Visual Representations for Navigation and Object Discovery
Deliberate navigation in previously unseen environments and detection of novel objects instances are some of the key functionalities of intelligent agents engaged in fetch and delivery tasks. While data-driven deep learning approaches fueled rapid progress in object category recognition and semantic segmentation by exploiting large amounts of labelled data, extending this learning paradigm to robotic setting comes with challenges.
To overcome the need for large amount of labeled data for training object instance detectors we use active self-supervision provided by a robot traversing an environment. The knowledge of ego-motion enables the agent to effectively associate multiple object hypotheses, which serve as training data for learning novel object embeddings from unlabelled data. The object detectors trained in this manner achieve higher mAP compared to off-the-shelf detectors trained on this limited data.

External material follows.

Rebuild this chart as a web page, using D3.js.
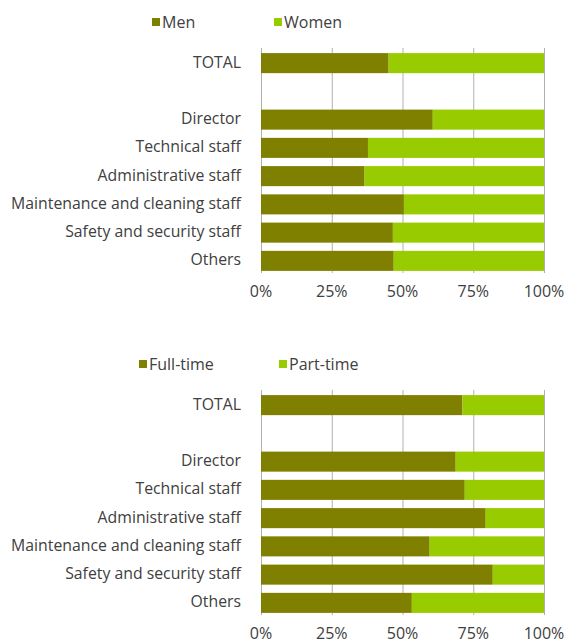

I will describe an approach towards semantic target driven navigation, which entails finding a way through a complex environment to a target object. The proposed approach learns navigation policies on top of representations that capture spatial layout and semantic contextual cues. The choice of this representation exploits models trained on large standard vision datasets, enables better generalization and joint use of simulated environments and real images for effective training of navigation policies.
Jana Kosecka is Professor at the Department of Computer Science, George Mason University. She obtained PhD in Computer Science from University of Pennsylvania. Following her PhD, she was a postdoctoral fellow at the EECS Department at University of California, Berkeley. She is the recipient of David Marr's prize and received the National Science Foundation CAREER Award. Jana is a chair of IEEE technical Committee of Robot Perception, Associate Editor of IEEE Robotics and Automation Letters and International Journal of Computer Vision, former editor of IEEE Transactions on Pattern Analysis and Machine Intelligence. She held visiting positions at Stanford University, Google and Nokia Research. She is a co-author of a monograph titled Invitation to 3D vision: From Images to Geometric Models. Her general research interests are in Computer Vision and Robotics. In particular she is interested 'seeing' systems engaged in autonomous tasks, acquisition of static and dynamic models of environments by means of visual sensing and human-computer interaction.